━━━ SUPPLIED ENTRIES

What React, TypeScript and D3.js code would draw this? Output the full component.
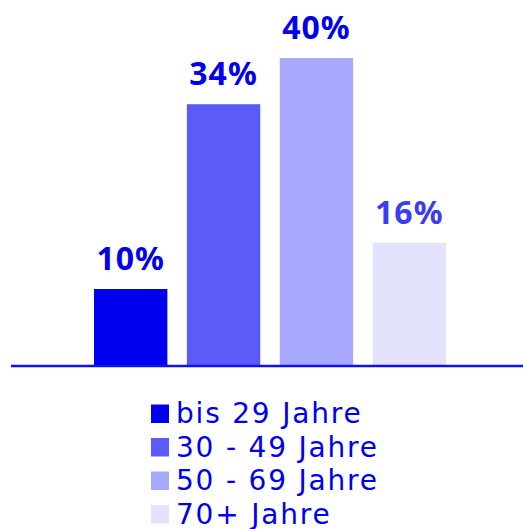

━━━━━━
━━━ SUPPLIED ENTRIES

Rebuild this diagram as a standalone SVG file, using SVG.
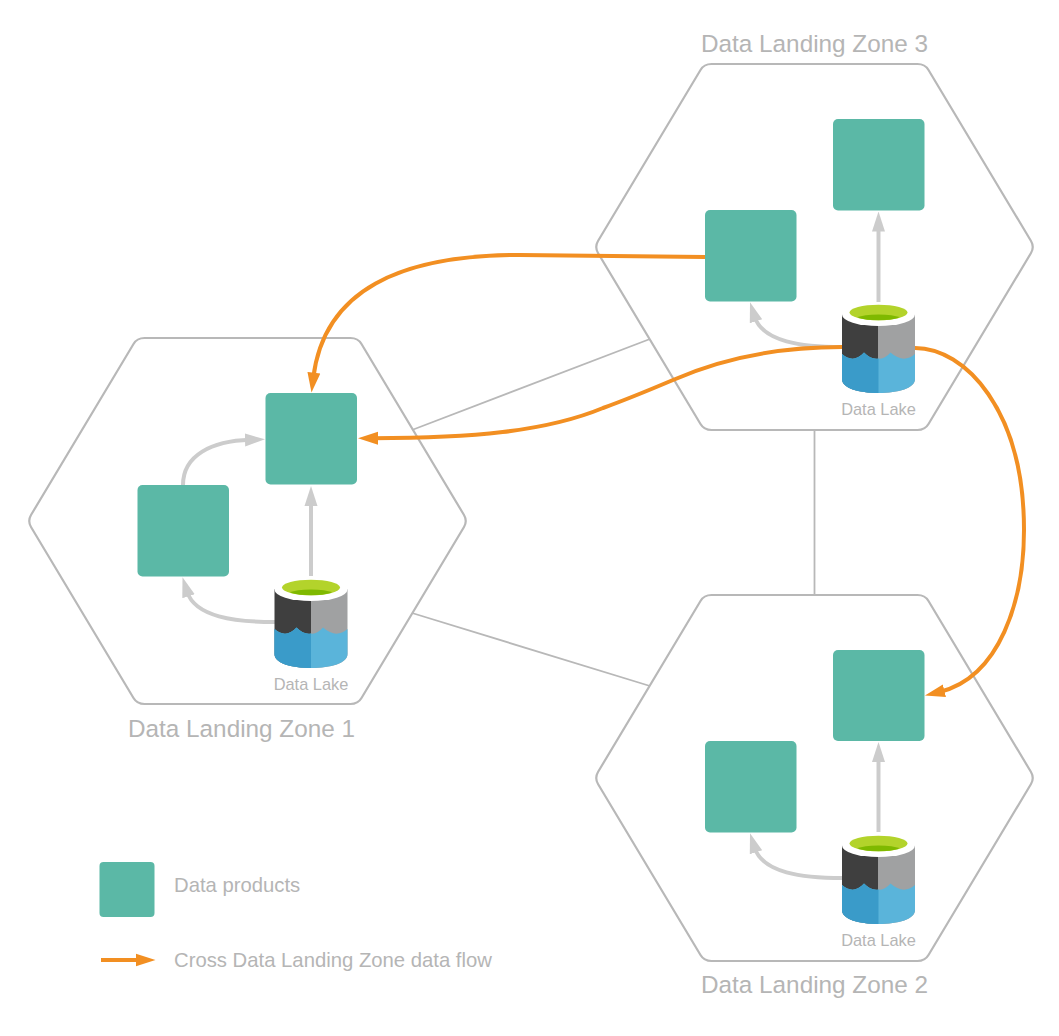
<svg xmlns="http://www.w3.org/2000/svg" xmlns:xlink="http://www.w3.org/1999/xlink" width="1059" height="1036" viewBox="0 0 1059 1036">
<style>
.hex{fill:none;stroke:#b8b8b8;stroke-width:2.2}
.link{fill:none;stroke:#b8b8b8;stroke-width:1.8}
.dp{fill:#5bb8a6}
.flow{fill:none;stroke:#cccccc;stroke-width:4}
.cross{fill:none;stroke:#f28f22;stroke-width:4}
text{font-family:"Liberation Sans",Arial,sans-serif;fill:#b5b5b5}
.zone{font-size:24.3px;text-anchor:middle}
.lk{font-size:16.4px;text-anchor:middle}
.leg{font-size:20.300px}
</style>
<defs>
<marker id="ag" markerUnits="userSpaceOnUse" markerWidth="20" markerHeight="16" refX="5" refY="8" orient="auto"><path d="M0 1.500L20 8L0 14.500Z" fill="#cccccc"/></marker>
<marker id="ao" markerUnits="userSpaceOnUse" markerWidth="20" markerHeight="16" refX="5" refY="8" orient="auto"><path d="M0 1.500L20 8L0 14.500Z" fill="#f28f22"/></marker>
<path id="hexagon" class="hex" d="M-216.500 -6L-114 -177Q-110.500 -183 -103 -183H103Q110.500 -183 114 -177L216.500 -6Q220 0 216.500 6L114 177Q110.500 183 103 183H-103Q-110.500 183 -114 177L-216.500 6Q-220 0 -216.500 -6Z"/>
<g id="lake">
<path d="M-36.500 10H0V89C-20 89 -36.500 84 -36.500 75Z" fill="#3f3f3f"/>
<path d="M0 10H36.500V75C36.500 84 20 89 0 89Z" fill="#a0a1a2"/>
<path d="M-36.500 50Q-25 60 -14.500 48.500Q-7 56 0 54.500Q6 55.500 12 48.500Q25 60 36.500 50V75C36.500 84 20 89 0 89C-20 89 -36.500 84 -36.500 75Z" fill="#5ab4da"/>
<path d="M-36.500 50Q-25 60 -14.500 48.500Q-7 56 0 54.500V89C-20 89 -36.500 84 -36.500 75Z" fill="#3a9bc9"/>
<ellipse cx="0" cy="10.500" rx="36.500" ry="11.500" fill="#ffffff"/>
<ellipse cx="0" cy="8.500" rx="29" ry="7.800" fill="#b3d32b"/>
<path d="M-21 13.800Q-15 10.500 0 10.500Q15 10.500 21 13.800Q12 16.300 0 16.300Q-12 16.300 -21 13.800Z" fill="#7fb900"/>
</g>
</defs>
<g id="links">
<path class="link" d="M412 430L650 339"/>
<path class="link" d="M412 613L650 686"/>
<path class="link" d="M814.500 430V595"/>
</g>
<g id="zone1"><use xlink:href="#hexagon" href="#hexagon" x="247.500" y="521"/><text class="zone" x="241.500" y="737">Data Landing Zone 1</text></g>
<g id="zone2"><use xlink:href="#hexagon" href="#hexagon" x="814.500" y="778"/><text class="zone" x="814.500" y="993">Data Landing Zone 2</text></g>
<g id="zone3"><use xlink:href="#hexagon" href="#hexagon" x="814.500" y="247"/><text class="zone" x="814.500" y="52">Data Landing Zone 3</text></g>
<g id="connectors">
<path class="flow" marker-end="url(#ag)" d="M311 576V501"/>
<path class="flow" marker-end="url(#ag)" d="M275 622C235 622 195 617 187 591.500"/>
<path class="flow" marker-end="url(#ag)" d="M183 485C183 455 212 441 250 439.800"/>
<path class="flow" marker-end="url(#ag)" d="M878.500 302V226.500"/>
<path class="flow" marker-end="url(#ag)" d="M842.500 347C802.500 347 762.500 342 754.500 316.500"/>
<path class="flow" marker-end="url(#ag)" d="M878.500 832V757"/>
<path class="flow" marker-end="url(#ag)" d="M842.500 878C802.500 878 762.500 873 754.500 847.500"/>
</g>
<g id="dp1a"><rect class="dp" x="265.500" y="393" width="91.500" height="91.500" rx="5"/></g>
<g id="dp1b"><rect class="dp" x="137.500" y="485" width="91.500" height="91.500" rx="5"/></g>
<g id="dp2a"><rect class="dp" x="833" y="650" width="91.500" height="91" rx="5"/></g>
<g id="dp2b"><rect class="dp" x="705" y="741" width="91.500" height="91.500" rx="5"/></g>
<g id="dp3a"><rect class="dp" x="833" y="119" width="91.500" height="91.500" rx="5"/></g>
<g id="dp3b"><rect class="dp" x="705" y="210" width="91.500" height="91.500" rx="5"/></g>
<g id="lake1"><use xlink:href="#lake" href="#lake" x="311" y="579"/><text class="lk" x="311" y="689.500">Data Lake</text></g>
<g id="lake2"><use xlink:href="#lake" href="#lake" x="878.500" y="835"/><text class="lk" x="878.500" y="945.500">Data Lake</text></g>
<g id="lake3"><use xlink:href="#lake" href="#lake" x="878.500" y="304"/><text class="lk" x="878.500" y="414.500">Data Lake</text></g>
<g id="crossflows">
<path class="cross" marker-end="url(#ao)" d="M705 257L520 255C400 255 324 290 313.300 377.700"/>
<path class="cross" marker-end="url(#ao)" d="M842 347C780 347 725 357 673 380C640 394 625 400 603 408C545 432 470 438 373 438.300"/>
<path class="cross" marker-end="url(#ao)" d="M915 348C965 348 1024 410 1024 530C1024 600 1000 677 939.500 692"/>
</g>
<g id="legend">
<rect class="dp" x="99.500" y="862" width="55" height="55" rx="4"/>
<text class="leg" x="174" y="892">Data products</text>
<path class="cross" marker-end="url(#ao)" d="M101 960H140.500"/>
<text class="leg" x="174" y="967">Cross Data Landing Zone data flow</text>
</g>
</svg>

━━━━━━
━━━ SUPPLIED ENTRIES

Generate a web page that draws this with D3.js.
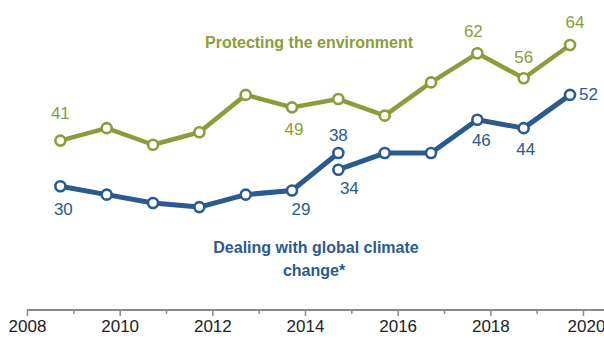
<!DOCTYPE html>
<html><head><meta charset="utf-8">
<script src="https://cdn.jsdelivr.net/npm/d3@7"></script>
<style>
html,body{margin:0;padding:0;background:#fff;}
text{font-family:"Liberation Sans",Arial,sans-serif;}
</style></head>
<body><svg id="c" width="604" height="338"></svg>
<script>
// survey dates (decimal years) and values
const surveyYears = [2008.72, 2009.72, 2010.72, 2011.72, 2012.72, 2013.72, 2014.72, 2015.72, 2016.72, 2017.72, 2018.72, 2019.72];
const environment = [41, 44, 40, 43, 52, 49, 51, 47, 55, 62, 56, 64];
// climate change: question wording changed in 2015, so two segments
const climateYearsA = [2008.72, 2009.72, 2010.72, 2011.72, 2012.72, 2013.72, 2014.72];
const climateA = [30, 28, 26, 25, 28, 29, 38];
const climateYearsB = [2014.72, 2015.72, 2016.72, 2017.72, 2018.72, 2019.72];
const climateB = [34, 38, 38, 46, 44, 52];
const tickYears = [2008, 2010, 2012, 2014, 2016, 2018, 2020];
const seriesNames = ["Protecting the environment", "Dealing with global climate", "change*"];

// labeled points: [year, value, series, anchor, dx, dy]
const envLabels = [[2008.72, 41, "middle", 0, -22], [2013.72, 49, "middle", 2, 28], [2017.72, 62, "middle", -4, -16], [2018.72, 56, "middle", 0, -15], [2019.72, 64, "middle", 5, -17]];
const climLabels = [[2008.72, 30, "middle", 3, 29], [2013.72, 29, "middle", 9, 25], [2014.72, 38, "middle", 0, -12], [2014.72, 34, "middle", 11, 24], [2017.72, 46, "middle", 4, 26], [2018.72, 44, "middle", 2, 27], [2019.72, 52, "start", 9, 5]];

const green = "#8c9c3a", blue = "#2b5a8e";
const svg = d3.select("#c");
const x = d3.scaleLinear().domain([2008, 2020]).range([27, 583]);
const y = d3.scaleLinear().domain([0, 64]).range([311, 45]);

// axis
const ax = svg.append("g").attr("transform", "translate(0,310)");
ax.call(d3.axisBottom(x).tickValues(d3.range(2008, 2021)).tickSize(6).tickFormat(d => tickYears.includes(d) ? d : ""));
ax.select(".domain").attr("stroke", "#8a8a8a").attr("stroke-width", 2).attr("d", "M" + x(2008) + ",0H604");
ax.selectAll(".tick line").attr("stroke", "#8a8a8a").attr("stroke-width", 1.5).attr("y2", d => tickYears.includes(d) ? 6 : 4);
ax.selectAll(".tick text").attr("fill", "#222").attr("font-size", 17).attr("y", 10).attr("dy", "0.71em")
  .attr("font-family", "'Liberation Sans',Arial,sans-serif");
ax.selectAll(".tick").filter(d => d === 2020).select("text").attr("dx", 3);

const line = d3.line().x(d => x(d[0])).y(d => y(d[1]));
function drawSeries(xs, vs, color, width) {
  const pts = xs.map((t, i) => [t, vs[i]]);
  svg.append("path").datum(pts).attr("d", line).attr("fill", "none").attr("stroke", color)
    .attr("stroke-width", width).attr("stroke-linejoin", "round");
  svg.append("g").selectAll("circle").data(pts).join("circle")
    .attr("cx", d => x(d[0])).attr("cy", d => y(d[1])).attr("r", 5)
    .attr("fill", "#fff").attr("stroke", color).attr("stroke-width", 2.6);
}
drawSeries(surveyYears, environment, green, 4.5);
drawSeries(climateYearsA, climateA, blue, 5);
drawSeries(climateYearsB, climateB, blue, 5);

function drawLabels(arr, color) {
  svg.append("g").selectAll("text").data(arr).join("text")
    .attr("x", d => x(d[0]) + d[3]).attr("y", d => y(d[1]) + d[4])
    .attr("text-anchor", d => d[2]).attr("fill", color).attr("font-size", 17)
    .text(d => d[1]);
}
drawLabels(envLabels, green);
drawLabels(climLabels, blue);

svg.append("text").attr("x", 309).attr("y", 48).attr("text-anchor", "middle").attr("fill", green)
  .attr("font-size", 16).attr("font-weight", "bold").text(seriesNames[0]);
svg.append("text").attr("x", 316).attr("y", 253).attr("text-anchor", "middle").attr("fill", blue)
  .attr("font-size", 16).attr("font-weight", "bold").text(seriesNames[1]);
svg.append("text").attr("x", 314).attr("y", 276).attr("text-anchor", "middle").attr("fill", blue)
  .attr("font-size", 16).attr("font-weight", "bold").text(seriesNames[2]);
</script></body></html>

━━━━━━

• WRITTEN INSTRUCTION
Write out the lines from the one containing "Generate a web" down to the one containing "const y = d3.scaleLinear().domain([0, 64]).range([311, 45]);", both included, exactly as they appear. Leave out any pictures.

• COMPLETED EXERCISE
Generate a web page that draws this with D3.js.
<!DOCTYPE html>
<html><head><meta charset="utf-8">
<script src="https://cdn.jsdelivr.net/npm/d3@7"></script>
<style>
html,body{margin:0;padding:0;background:#fff;}
text{font-family:"Liberation Sans",Arial,sans-serif;}
</style></head>
<body><svg id="c" width="604" height="338"></svg>
<script>
// survey dates (decimal years) and values
const surveyYears = [2008.72, 2009.72, 2010.72, 2011.72, 2012.72, 2013.72, 2014.72, 2015.72, 2016.72, 2017.72, 2018.72, 2019.72];
const environment = [41, 44, 40, 43, 52, 49, 51, 47, 55, 62, 56, 64];
// climate change: question wording changed in 2015, so two segments
const climateYearsA = [2008.72, 2009.72, 2010.72, 2011.72, 2012.72, 2013.72, 2014.72];
const climateA = [30, 28, 26, 25, 28, 29, 38];
const climateYearsB = [2014.72, 2015.72, 2016.72, 2017.72, 2018.72, 2019.72];
const climateB = [34, 38, 38, 46, 44, 52];
const tickYears = [2008, 2010, 2012, 2014, 2016, 2018, 2020];
const seriesNames = ["Protecting the environment", "Dealing with global climate", "change*"];

// labeled points: [year, value, series, anchor, dx, dy]
const envLabels = [[2008.72, 41, "middle", 0, -22], [2013.72, 49, "middle", 2, 28], [2017.72, 62, "middle", -4, -16], [2018.72, 56, "middle", 0, -15], [2019.72, 64, "middle", 5, -17]];
const climLabels = [[2008.72, 30, "middle", 3, 29], [2013.72, 29, "middle", 9, 25], [2014.72, 38, "middle", 0, -12], [2014.72, 34, "middle", 11, 24], [2017.72, 46, "middle", 4, 26], [2018.72, 44, "middle", 2, 27], [2019.72, 52, "start", 9, 5]];

const green = "#8c9c3a", blue = "#2b5a8e";
const svg = d3.select("#c");
const x = d3.scaleLinear().domain([2008, 2020]).range([27, 583]);
const y = d3.scaleLinear().domain([0, 64]).range([311, 45]);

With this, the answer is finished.